Bruno Forte e il suo «atto d’amore» a Gerusalemme

Presentato a San Tommaso Moro il libro del teologo, arcivescovo di Chieti-Vasto, su “Gerusalemme. Città della pace, crocevia di conflitti». I tre atteggiamenti per avvicinarsi da pellegrini: umiltà, perdono, senso di responsabilità

È una guida per un «pellegrinaggio spirituale» l’ultimo libro dell’arcivescovo di Chieti-Vasto Bruno Forte, “Gerusalemme. Città della pace, crocevia di conflitti”, presentato ieri sera, 22 maggio, nella parrocchia di San Tommaso Moro, nel quartiere San Lorenzo. «Quest’opera ci fa compiere un viaggio che conduce alle radici della nostra fede e nel mistero di Dio perché ci porta nella città da Lui abitata – ha detto il parroco monsignor Andrea Celli, accogliendo l’autore -, in quel luogo che è lo spazio della sua alleanza con l’uomo e che il teologo Forte considera per questo quello ideale per il dialogo ecumenico e interreligioso». Ancora, il sacerdote ha sinteticamente presentato le tappe in cui il testo è suddiviso e che guardano alla vita di Gesù, «dal silenzio di Nazareth alla fase della predicazione in Galilea e del rifiuto, fino alla passione e risurrezione», per dimostrare come il pellegrinaggio «nei luoghi della sua vita» sia «metafora della nostra vita» e che Gerusalemme è «una città che richiama a un’autentica conversione perché non ti lascerà come ti ha trovato».

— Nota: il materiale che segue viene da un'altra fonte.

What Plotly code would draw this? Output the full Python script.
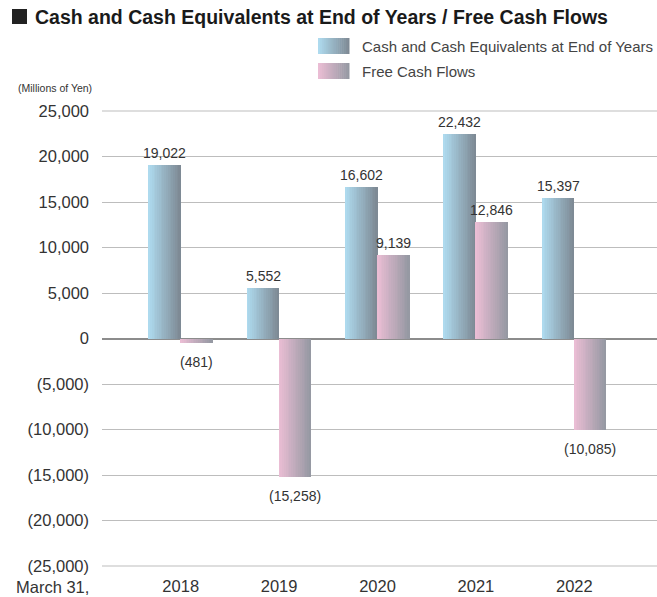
import plotly.graph_objects as go

years = ["2018", "2019", "2020", "2021", "2022"]
cash = [19022, 5552, 16602, 22432, 15397]
fcf = [-481, -15258, 9139, 12846, -10085]
y_ticks = [25000, 20000, 15000, 10000, 5000, 0, -5000, -10000, -15000, -20000, -25000]
series_names = ["Cash and Cash Equivalents at End of Years", "Free Cash Flows"]

FONT = "Liberation Sans, Arial, sans-serif"
TXT = "#333333"
BAR_W = 0.325
N = 18
grad_blue = ((174, 218, 238), (126, 138, 149))
grad_pink = ((234, 189, 212), (150, 153, 163))

W, H = 657, 597
ML, MR, MT, MB = 102, 0, 111, 31
PW, PH = W - ML - MR, H - MT - MB


def lerp(c0, c1, t):
    return "rgb(%d,%d,%d)" % tuple(round(a + (b - a) * t) for a, b in zip(c0, c1))


def fmt(v):
    s = f"{abs(v):,}"
    return f"({s})" if v < 0 else s


def pxx(x):
    return (x - ML) / PW


def pxy(y):
    return (H - MB - y) / PH


xs = list(range(len(years)))
fig = go.Figure()

for values, grad, base in ((cash, grad_blue, -BAR_W), (fcf, grad_pink, 0.0)):
    sw = BAR_W / N
    for i in range(N):
        fig.add_trace(go.Bar(
            x=xs, y=values, width=sw * 1.08, offset=base + i * sw,
            marker=dict(color=lerp(grad[0], grad[1], i / (N - 1)), line=dict(width=0)),
            showlegend=False, hoverinfo="skip"))

shapes = []
annotations = []

# value labels
for values, shift in ((cash, -BAR_W / 2), (fcf, BAR_W / 2)):
    for x, v in zip(xs, values):
        annotations.append(dict(
            x=x + shift, y=v, xref="x", yref="y", text=fmt(v), showarrow=False,
            yanchor="bottom" if v >= 0 else "top", yshift=2 if v >= 0 else -9,
            font=dict(family=FONT, size=14, color=TXT)))

# outer gridlines at the top and bottom of the value range
for yp in (0, 1):
    shapes.append(dict(type="line", xref="paper", yref="paper", x0=0, x1=1, y0=yp, y1=yp,
                       layer="below", line=dict(color="#bdbdbd", width=1)))

# legend swatches with gradients
for row, (name, grad) in enumerate(zip(series_names, (grad_blue, grad_pink))):
    y0, y1 = 38 + row * 25, 54 + row * 25
    x0, x1 = 318, 349
    steps = 16
    for i in range(steps):
        a = x0 + (x1 - x0) * i / steps
        b = x0 + (x1 - x0) * (i + 1) / steps + 0.5
        shapes.append(dict(type="rect", xref="paper", yref="paper",
                           x0=pxx(a), x1=pxx(b), y0=pxy(y1), y1=pxy(y0),
                           line=dict(width=0), fillcolor=lerp(grad[0], grad[1], i / (steps - 1))))
    annotations.append(dict(text=name, xref="paper", yref="paper", x=pxx(360), y=pxy((y0 + y1) / 2),
                            xanchor="left", yanchor="middle", showarrow=False,
                            font=dict(family=FONT, size=15, color="#444444")))

# title square + title
shapes.append(dict(type="rect", xref="paper", yref="paper", x0=pxx(12), x1=pxx(27),
                   y0=pxy(24), y1=pxy(9), line=dict(width=0), fillcolor="#222222"))
annotations.append(dict(text="<b>Cash and Cash Equivalents at End of Years / Free Cash Flows</b>",
                        xref="paper", yref="paper", x=pxx(33), y=pxy(17), xanchor="left", yanchor="middle",
                        showarrow=False, font=dict(family=FONT, size=19.5, color="#1a1a1a")))
annotations.append(dict(text="(Millions of Yen)", xref="paper", yref="paper", x=pxx(16), y=pxy(88),
                        xanchor="left", yanchor="middle", showarrow=False,
                        font=dict(family=FONT, size=10.5, color=TXT)))
annotations.append(dict(text="March 31,", xref="paper", yref="paper", x=pxx(14), y=pxy(587),
                        xanchor="left", yanchor="middle", showarrow=False,
                        font=dict(family=FONT, size=16.5, color=TXT)))

fig.update_layout(
    width=W, height=H, barmode="overlay", bargap=0,
    margin=dict(l=ML, r=MR, t=MT, b=MB),
    paper_bgcolor="white", plot_bgcolor="white",
    shapes=shapes, annotations=annotations,
    xaxis=dict(range=[-0.80, 4.84], tickvals=xs, ticktext=years, showgrid=False, zeroline=False,
               showline=False, ticks="", ticklabelstandoff=8,
               tickfont=dict(family=FONT, size=16.5, color=TXT)),
    yaxis=dict(range=[-25000, 25000], tickvals=y_ticks, ticktext=[fmt(v) for v in y_ticks],
               showgrid=True, gridcolor="#bdbdbd", gridwidth=1, zeroline=True, zerolinecolor="#8c8c8c",
               zerolinewidth=2, ticks="", ticklabelstandoff=12,
               tickfont=dict(family=FONT, size=16.5, color=TXT)),
)

fig.write_html("out.html", config={"displayModeBar": False},
               post_script="document.body.style.margin='0px';")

Forte ha spiegato che questo suo ultimo lavoro «è un atto d’amore a Gerusalemme», scritto con la speranza «di fare innamorare della Terra Santa soprattutto i giovani» e proprio rivolgendosi ai tanti presenti in sala, che frequentano la parrocchia e studiano alla vicina Sapienza, il teologo ha annunciato l’idea «di organizzare il prossimo anno un pellegrinaggio destinato a voi, realizzando un gemellaggio tra la diocesi di Roma e quella che guido in Abruzzo». Entrando nello specifico del libro poi il presule ha dapprima spiegato come la collocazione geografica di Gerusalemme, a 800 metri d’altitudine, «obbliga a dover salire per raggiungerla» e nella simbologia biblica «il monte è sempre il luogo della teofania e quindi dell’esperienza di Dio da parte dell’uomo». Di seguito ha evidenziato il valore che la Terra Santa ha per l’ebreo che la «riconosce come il luogo della rivelazione di Dio ai padri» e per il cristiano, «a motivo di tutto quello che ha rappresentato per Gesù e che, quindi, rappresenta anche per noi».

Secondo Forte infatti il pellegrinaggio a Gerusalemme e nei luoghi della vita di Gesù è «un’esperienza unica che tutti dovrebbero avere la possibilità e la grazia di fare» perché, sola, «consente di scoprire la presenza del divino e il realismo dell’incarnazione», nell’incontro con un Dio che «si è annientato ed è entrato nella storia dei patriarchi, dei profeti e infine del Figlio». Solo amando «questo Dio che turba e che sconvolge perché da Altissimo si fa piccolo» ma, di più, «amando primariamente la sua Legge e riconoscendolo nella Scrittura, potremo comprenderne il mistero». In conclusione, il teologo ha indicato i «tre necessari atteggiamenti» da fare propri per vivere in modo autentico e profondo il pellegrinaggio a Gerusalemme: l’umiltà «di chi non pretende di avere già capito tutto», la «capacità di perdonare e farsi perdonare», guardando alla propria vita ma anche alle vicende di persecuzione e di odio operate dai cristiani nei confronti degli ebrei; infine, «il senso di responsabilità nella costruzione di un dialogo ebraico-cristiano e con il mondo musulmano».

Ad aprire i lavori, moderati dal giornalista Gian Guido Vecchi, era stato Oren David, ambasciatore israeliano presso la Santa Sede, che attraverso una sintetica ricostruzione della millenaria storia d’Israele aveva sottolineato la «santità di Gerusalemme per tutte e tre le religioni abramitiche»; per questo «la città santa» può essere davvero «elemento di unità e non di divisione, nel rispetto reciproco dei diritti» e con l’impegno «di trasmettere ai giovani un mondo di pace».